Data extract:
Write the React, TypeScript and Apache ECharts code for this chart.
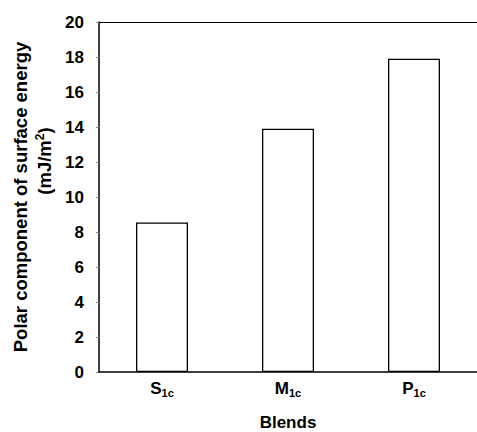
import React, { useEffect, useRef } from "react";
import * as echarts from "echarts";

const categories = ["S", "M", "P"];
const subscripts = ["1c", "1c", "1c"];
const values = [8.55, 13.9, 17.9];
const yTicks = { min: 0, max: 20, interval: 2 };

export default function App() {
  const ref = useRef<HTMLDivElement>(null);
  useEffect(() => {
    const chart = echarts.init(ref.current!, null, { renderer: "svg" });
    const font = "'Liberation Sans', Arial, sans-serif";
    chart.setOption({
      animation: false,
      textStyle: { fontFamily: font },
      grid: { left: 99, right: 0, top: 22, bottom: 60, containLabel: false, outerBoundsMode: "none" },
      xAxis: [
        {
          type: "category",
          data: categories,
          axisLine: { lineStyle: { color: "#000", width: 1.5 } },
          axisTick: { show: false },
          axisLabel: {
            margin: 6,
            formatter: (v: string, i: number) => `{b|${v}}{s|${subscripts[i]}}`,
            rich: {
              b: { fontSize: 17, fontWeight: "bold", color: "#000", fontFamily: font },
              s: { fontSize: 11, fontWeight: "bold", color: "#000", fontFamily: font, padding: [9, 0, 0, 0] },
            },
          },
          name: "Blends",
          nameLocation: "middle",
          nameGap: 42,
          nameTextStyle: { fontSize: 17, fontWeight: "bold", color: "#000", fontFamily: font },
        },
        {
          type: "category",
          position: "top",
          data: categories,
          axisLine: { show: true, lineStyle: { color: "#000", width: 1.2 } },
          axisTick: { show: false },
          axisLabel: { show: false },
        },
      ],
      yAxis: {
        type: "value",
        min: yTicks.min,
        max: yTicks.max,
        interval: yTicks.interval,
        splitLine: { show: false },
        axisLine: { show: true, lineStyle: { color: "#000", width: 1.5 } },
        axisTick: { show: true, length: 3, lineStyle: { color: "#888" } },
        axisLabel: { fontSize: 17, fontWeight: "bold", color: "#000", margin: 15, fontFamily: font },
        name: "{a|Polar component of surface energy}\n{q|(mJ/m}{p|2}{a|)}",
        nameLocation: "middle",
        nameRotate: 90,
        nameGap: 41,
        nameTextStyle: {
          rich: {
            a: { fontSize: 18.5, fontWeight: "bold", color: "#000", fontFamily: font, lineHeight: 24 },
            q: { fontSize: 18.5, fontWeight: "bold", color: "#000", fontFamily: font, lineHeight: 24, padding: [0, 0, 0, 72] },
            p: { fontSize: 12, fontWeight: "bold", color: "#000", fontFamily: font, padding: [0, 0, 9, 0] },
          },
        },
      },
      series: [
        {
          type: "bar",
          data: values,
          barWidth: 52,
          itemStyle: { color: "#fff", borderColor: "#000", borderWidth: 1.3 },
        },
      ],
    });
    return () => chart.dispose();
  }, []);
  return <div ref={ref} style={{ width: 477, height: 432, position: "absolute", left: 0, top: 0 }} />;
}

The task:
Reproduce the listing word for word and omit its pictures.

Response:
Write the React, TypeScript and Apache ECharts code for this chart.
import React, { useEffect, useRef } from "react";
import * as echarts from "echarts";

const categories = ["S", "M", "P"];
const subscripts = ["1c", "1c", "1c"];
const values = [8.55, 13.9, 17.9];
const yTicks = { min: 0, max: 20, interval: 2 };

export default function App() {
  const ref = useRef<HTMLDivElement>(null);
  useEffect(() => {
    const chart = echarts.init(ref.current!, null, { renderer: "svg" });
    const font = "'Liberation Sans', Arial, sans-serif";
    chart.setOption({
      animation: false,
      textStyle: { fontFamily: font },
      grid: { left: 99, right: 0, top: 22, bottom: 60, containLabel: false, outerBoundsMode: "none" },
      xAxis: [
        {
          type: "category",
          data: categories,
          axisLine: { lineStyle: { color: "#000", width: 1.5 } },
          axisTick: { show: false },
          axisLabel: {
            margin: 6,
            formatter: (v: string, i: number) => `{b|${v}}{s|${subscripts[i]}}`,
            rich: {
              b: { fontSize: 17, fontWeight: "bold", color: "#000", fontFamily: font },
              s: { fontSize: 11, fontWeight: "bold", color: "#000", fontFamily: font, padding: [9, 0, 0, 0] },
            },
          },
          name: "Blends",
          nameLocation: "middle",
          nameGap: 42,
          nameTextStyle: { fontSize: 17, fontWeight: "bold", color: "#000", fontFamily: font },
        },
        {
          type: "category",
          position: "top",
          data: categories,
          axisLine: { show: true, lineStyle: { color: "#000", width: 1.2 } },
          axisTick: { show: false },
          axisLabel: { show: false },
        },
      ],
      yAxis: {
        type: "value",
        min: yTicks.min,
        max: yTicks.max,
        interval: yTicks.interval,
        splitLine: { show: false },
        axisLine: { show: true, lineStyle: { color: "#000", width: 1.5 } },
        axisTick: { show: true, length: 3, lineStyle: { color: "#888" } },
        axisLabel: { fontSize: 17, fontWeight: "bold", color: "#000", margin: 15, fontFamily: font },
        name: "{a|Polar component of surface energy}\n{q|(mJ/m}{p|2}{a|)}",
        nameLocation: "middle",
        nameRotate: 90,
        nameGap: 41,
        nameTextStyle: {
          rich: {
            a: { fontSize: 18.5, fontWeight: "bold", color: "#000", fontFamily: font, lineHeight: 24 },
            q: { fontSize: 18.5, fontWeight: "bold", color: "#000", fontFamily: font, lineHeight: 24, padding: [0, 0, 0, 72] },
            p: { fontSize: 12, fontWeight: "bold", color: "#000", fontFamily: font, padding: [0, 0, 9, 0] },
          },
        },
      },
      series: [
        {
          type: "bar",
          data: values,
          barWidth: 52,
          itemStyle: { color: "#fff", borderColor: "#000", borderWidth: 1.3 },
        },
      ],
    });
    return () => chart.dispose();
  }, []);
  return <div ref={ref} style={{ width: 477, height: 432, position: "absolute", left: 0, top: 0 }} />;
}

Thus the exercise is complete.